A los tres días, Pedro Diego sale con una depresión brutal. Por consejo de su primo Diego Julián inicia sesiones de psicoanálisis: «Usted no puede vivir solo», es el primer consejo del médico. Diego Julián lo lleva a su casa en la esquina de Calero y Altavista, en San Ángel. La compañía de su primo hermano, apasionado del cine, es un bálsamo. «Ándale, tócame “La llorona”». Pedro Diego toma su guitarra a la menor provocación y se sienta a su lado; su primo no lo suelta y ese solo canto lo alivia y sale lentamente del pozo del miedo.

Intenta volver a la pintura pero le es imposible trazar una sola línea. «¡Maldita vieja! Me quemó el cerebro y ahora ni manos tengo». Sus amigos lo sostienen; el arquitecto Caco Parra, que reúne vigas, herrería y ladrillos de las demoliciones para levantar casas extraordinarias, lo invita a Guanajuato y allá conoce a Jesús Gallardo, un paisajista:

—Ándale, píntame una vista de Guanajuato.

Lupe Marín, la abuela, lo llama por teléfono pero él se niega: «Dile que salí, solo escuchar su voz me enferma».

Dos meses más tarde, quien viaja a Francia es su abuela. En París, Lupe informa a Cartier-Bresson y a todos sus amigos que Pedro Diego perdió la brújula y no regresará jamás.
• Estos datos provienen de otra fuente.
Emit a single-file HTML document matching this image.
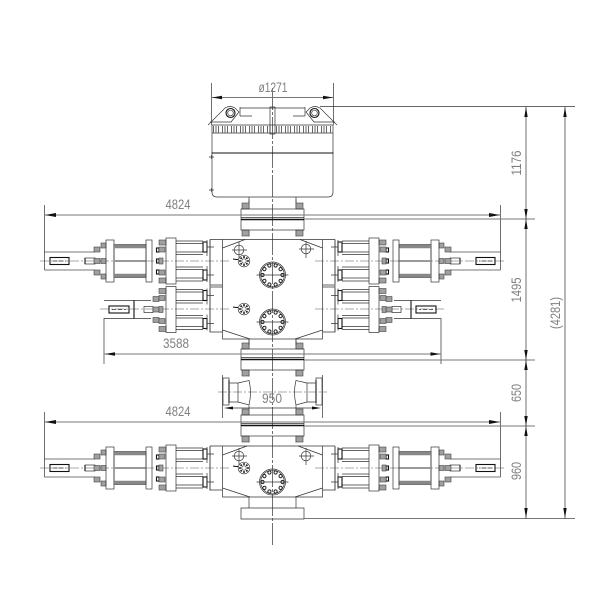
<!DOCTYPE html>
<html><head><meta charset="utf-8"><style>
html,body{margin:0;padding:0;background:#fff}
svg{display:block}
text{font-family:"Liberation Sans",sans-serif;font-size:14px;fill:#808080;text-anchor:middle}
.l{fill:none;stroke:#333;stroke-width:.7}
.d{fill:none;stroke:#777;stroke-width:.9}
.c{fill:none;stroke:#555;stroke-width:.6;stroke-dasharray:9 2 2 2}
.n{fill:#a0a0a0;stroke:#444;stroke-width:.6}
.h{fill:none;stroke:#111;stroke-width:1.1}
.g{fill:none;stroke:#777;stroke-width:1.1}
.a{fill:#111;stroke:none}
</style></head><body>
<svg width="600" height="600" viewBox="0 0 600 600" xmlns="http://www.w3.org/2000/svg">
<defs>
<g id="tail">
  <rect class="n" x="159" y="-21" width="7" height="5"/><rect class="n" x="159" y="-14" width="6" height="5"/>
  <rect class="n" x="159" y="-3" width="4" height="6"/>
  <rect class="n" x="159" y="9" width="6" height="5"/><rect class="n" x="159" y="17" width="7" height="5"/>
  <rect class="l" x="166" y="-23" width="10" height="46" fill="#fff"/>
  <path class="l" d="M176-20H203M176-17.500H203M176-9H203M176-6.500H203M176 6H203M176 8.500H203M176 17H203M176 20H203"/>
  <rect class="h" x="203" y="-19" width="4" height="10"/><rect class="h" x="203" y="9" width="4" height="10"/>
  <path class="l" d="M207-21V-5M207 5V21M207-14H214M207 14H214"/>
  <path class="l" d="M210-21.500V22.500"/>
</g>
<g id="actA">
  <path class="d" d="M44.500 -9H95M44.500 9H95"/>
  <rect class="h" x="50" y="-3.500" width="19" height="7"/>
  <path class="l" d="M53 0H66" stroke-dasharray="4 2"/>
  <rect class="l" x="85" y="-3" width="10" height="6"/><path class="h" d="M85-3V3"/>
  <rect class="n" x="94" y="-14" width="6" height="5"/><rect class="n" x="94" y="-2.500" width="6" height="5"/><rect class="n" x="94" y="9" width="6" height="5"/>
  <rect class="n" x="101" y="-18" width="5" height="5"/><rect class="n" x="101" y="-2.500" width="5" height="5"/><rect class="n" x="101" y="13" width="5" height="5"/>
  <rect class="l" x="106" y="-21" width="8" height="42"/>
  <rect class="l" x="114" y="-16.500" width="32" height="33"/>
  <path d="M114-14.500H146M114 14.500H146" stroke="#888" stroke-width="3.500"/>
  <path d="M114 0H146" stroke="#999" stroke-width="2"/>
  <rect class="l" x="146" y="-21" width="6" height="42"/>
  <rect class="h" x="156.500" y="-13" width="2.500" height="4"/><rect class="h" x="156.500" y="-2" width="2.500" height="4"/><rect class="h" x="156.500" y="9" width="2.500" height="4"/>
  <use href="#tail"/>
</g>
<g id="actB">
  <path class="l" d="M104-9H151M104 9H151"/>
  <path class="h" d="M134-9V9"/>
  <rect class="h" x="109" y="-3.500" width="20" height="7"/>
  <path class="l" d="M112 0H126" stroke-dasharray="4 2"/>
  <rect class="l" x="144" y="-3" width="9" height="6"/>
  <rect class="n" x="153" y="-2.500" width="6" height="5"/>
  <rect class="n" x="153" y="-13" width="6" height="5"/><rect class="n" x="153" y="8" width="6" height="5"/>
  <use href="#tail"/>
</g>
<g id="stack">
  <path class="l" d="M249-20V-10.500M296-20V-10.500M249 10.500V17M296 10.500V17"/>
  <rect class="n" x="242" y="-16.500" width="7" height="6"/><rect class="n" x="296" y="-16.500" width="7" height="6"/>
  <rect class="n" x="242" y="10.500" width="7" height="6"/><rect class="n" x="296" y="10.500" width="7" height="6"/>
  <rect class="l" x="241" y="-10.500" width="63" height="21"/>
  <path d="M241 0H304" stroke="#111" stroke-width="1.500"/>
  <path class="l" d="M241-2H304"/>
</g>
<g id="big">
  <circle class="l" r="13"/><circle class="l" r="11.800"/>
  <g fill="#fff" stroke="#222" stroke-width="1">
    <circle cx="3.100" cy="-9.500" r="1.600"/><circle cx="8.100" cy="-5.900" r="1.600"/><circle cx="10" cy="0" r="1.600"/><circle cx="8.100" cy="5.900" r="1.600"/><circle cx="3.100" cy="9.500" r="1.600"/>
    <circle cx="-3.100" cy="-9.500" r="1.600"/><circle cx="-8.100" cy="-5.900" r="1.600"/><circle cx="-10" cy="0" r="1.600"/><circle cx="-8.100" cy="5.900" r="1.600"/><circle cx="-3.100" cy="9.500" r="1.600"/>
  </g>
  <path class="l" d="M-16 0H16"/>
</g>
<g id="small">
  <circle class="l" r="5.800"/><circle class="l" r="2.200"/>
  <g fill="#222"><circle cx="4" cy="0" r="1"/><circle cx="-4" cy="0" r="1"/><circle cx="0" cy="4" r="1"/><circle cx="0" cy="-4" r="1"/><circle cx="2.800" cy="2.800" r="1"/><circle cx="-2.800" cy="2.800" r="1"/><circle cx="2.800" cy="-2.800" r="1"/><circle cx="-2.800" cy="-2.800" r="1"/></g>
  <path class="h" d="M-11-2L-8-1.500H-6" stroke-width=".8"/>
</g>
<g id="hole"><circle class="l" r="4.800"/><path class="l" d="M0-8V9M-7 0H8"/></g>
<g id="spoolL">
  <rect class="l" x="223" y="378" width="6" height="27"/>
  <path class="l" d="M229 383H238V402H229M238 383L249 380.500Q252 392 249 405L238 402"/>
  <path d="M229 380V403" stroke="#555" stroke-width="1.500"/>
  <path class="l" d="M222.500 375V418"/>
  <path class="a" d="M224 408L233 406.500V409.500Z"/>
</g>
</defs>

<!-- centre lines -->
<path class="l" d="M272.500 88V545" stroke-dasharray="22 2 3 2"/>
<path class="c" d="M40 261H230M315 261H505M100 309H230M315 309H445M40 468H230M315 468H505M218 392H327"/>

<!-- top dimension -->
<path class="l" d="M211.500 83V125M333.500 83V125"/>
<path class="d" d="M211.500 97.500H333.500"/>
<path class="a" d="M212 97.500L222 95.800V99.200ZM333 97.500L323 95.800V99.200Z"/>
<text x="273" y="92" textLength="29" lengthAdjust="spacingAndGlyphs">ø1271</text>

<!-- cap -->
<path class="l" d="M212 133H333M212 125H333M212 125V192Q212 197 217 197H328Q333 197 333 192V125"/>
<path d="M213 129.500H332" stroke="#666" stroke-width="7" stroke-dasharray="1 1.500 1 1.500 1 3"/>
<path d="M211.500 153H333.500" stroke="#111" stroke-width="1.100"/>
<path class="l" d="M208 125L225 108Q230 105 235 108L239 112L231 122H210M337 125L320 108Q315 105 310 108L306 112L314 122H335"/>
<path class="l" d="M240 107V116M305 107V116M240 108H305M240 116H252M293 116H305"/>
<rect class="l" x="270" y="107" width="5" height="27"/>
<circle class="h" cx="230.500" cy="113" r="4.500"/><circle class="l" cx="230.500" cy="113" r="2.800"/>
<circle class="h" cx="314.500" cy="113" r="4.500"/><circle class="l" cx="314.500" cy="113" r="2.800"/>
<path class="l" d="M209 157H214M211.500 155V159M209 190H214M211.500 188V192"/>
<path class="l" d="M249 197V203M296 197V203"/>

<!-- stacks -->
<use href="#stack" y="219.500"/>
<use href="#stack" y="359.500"/>
<use href="#stack" y="425.500"/>

<!-- upper body -->
<path class="l" d="M210 239.500H335M222.500 239.500V339H322.500V239.500M210 285H222.500M210 287H222.500M322.500 285H335M322.500 287H335M210 239.500V332H222.500M335 239.500V332H322.500"/>
<path class="l" d="M222.500 248L245 239.500M322.500 248L300 239.500M222.500 330L250 339M322.500 330L295 339M249 339V345M296 339V345"/>
<use href="#hole" x="239" y="250"/>
<use href="#hole" x="306" y="249"/>
<use href="#small" x="244" y="261"/>
<use href="#small" x="244" y="309"/>
<use href="#big" x="272.500" y="275"/>
<use href="#big" x="272.500" y="322"/>

<!-- actuators upper -->
<use href="#actA" y="261"/>
<use href="#actA" transform="translate(545 261) scale(-1 1)"/>
<use href="#actB" y="309.500"/>
<use href="#actB" transform="translate(545 309.500) scale(-1 1)"/>

<!-- spool -->
<use href="#spoolL"/>
<use href="#spoolL" transform="translate(545 0) scale(-1 1)"/>
<path class="l" d="M233 408H312"/>
<text x="272" y="403" textLength="20" lengthAdjust="spacingAndGlyphs">950</text>

<!-- lower body -->
<path class="l" d="M210 446H335M222.500 446V497H322.500V446M210 446V490H222.500M335 446V490H322.500"/>
<path class="l" d="M222.500 455L247 446M322.500 455L298 446M222.500 488L250 497M322.500 488L295 497M249 497V508M296 497V508M241 508H304V519H241Z"/>
<use href="#hole" x="239" y="456"/>
<use href="#hole" x="306" y="456"/>
<use href="#small" x="244" y="468"/>
<use href="#big" x="272.500" y="482"/>
<use href="#actA" y="468"/>
<use href="#actA" transform="translate(545 468) scale(-1 1)"/>

<!-- horizontal dims -->
<path class="l" d="M44.500 205V270M500.500 205V270M44.500 412V477M500.500 412V477"/>
<path class="g" d="M44.500 215H500.500M44.500 422H500.500"/>
<path class="a" d="M45 215L56 213V217ZM500 215L489 213V217ZM45 422L56 420V424ZM500 422L489 420V424Z"/>
<text x="178" y="209" textLength="25" lengthAdjust="spacingAndGlyphs">4824</text>
<text x="178" y="416" textLength="25" lengthAdjust="spacingAndGlyphs">4824</text>
<path class="l" d="M104 318V364"/><path class="g" d="M441 318V364"/>
<path class="g" d="M104 354H441"/>
<path class="a" d="M105 354L115 352.300V355.700ZM440.500 354L430.500 352.300V355.700Z"/>
<text x="176" y="348" textLength="26" lengthAdjust="spacingAndGlyphs">3588</text>

<!-- right dim -->
<path class="l" d="M320 106.500H575"/>
<path class="g" d="M304 219H535M304 360H535M304 426H535M304 518.500H575"/>
<path class="l" d="M526 107V518.500M565 107V518.500"/>
<path class="a" d="M526 107L524.300 117H527.700ZM526 219L524.300 209H527.700ZM526 219L524.300 229H527.700ZM526 360L524.300 350H527.700ZM526 360L524.300 370H527.700ZM526 426L524.300 416H527.700ZM526 426L524.300 436H527.700ZM526 518L524.300 508H527.700ZM565 107L563.300 117H566.700ZM565 518L563.300 508H566.700Z"/>
<text transform="translate(521 163) rotate(-90)" textLength="25" lengthAdjust="spacingAndGlyphs">1176</text>
<text transform="translate(521 290) rotate(-90)" textLength="25" lengthAdjust="spacingAndGlyphs">1495</text>
<text transform="translate(521 393) rotate(-90)" textLength="18" lengthAdjust="spacingAndGlyphs">650</text>
<text transform="translate(521 471) rotate(-90)" textLength="18" lengthAdjust="spacingAndGlyphs">960</text>
<text transform="translate(560 313) rotate(-90)" textLength="32" lengthAdjust="spacingAndGlyphs">(4281)</text>
</svg>
</body></html>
De vuelta en México, cita a todos los nietos en su casa de Cuernavaca para darle a cada quien su regalo como acostumbra cada vez que regresa. Pedro Diego se niega a ir y Diego Julián le lleva un catálogo de Modigliani.

—Toma, yo lo quería pero la abuela dijo que era para ti porque tú eres pintor.

—¡Híjole! Por fin acepta mi vocación.

El obsequio es una tregua y la llama para agradecérselo: «Vente mañana». Como acostumbra, Lupe lo trata como si nada hubiera sucedido. Pedro Diego evita hablar de pintura, es ella quien lo encara:

—Mira, si vas a ser pintor, hazlo, pero encuentra tu propio estilo. No permitas que Diego Rivera te devore.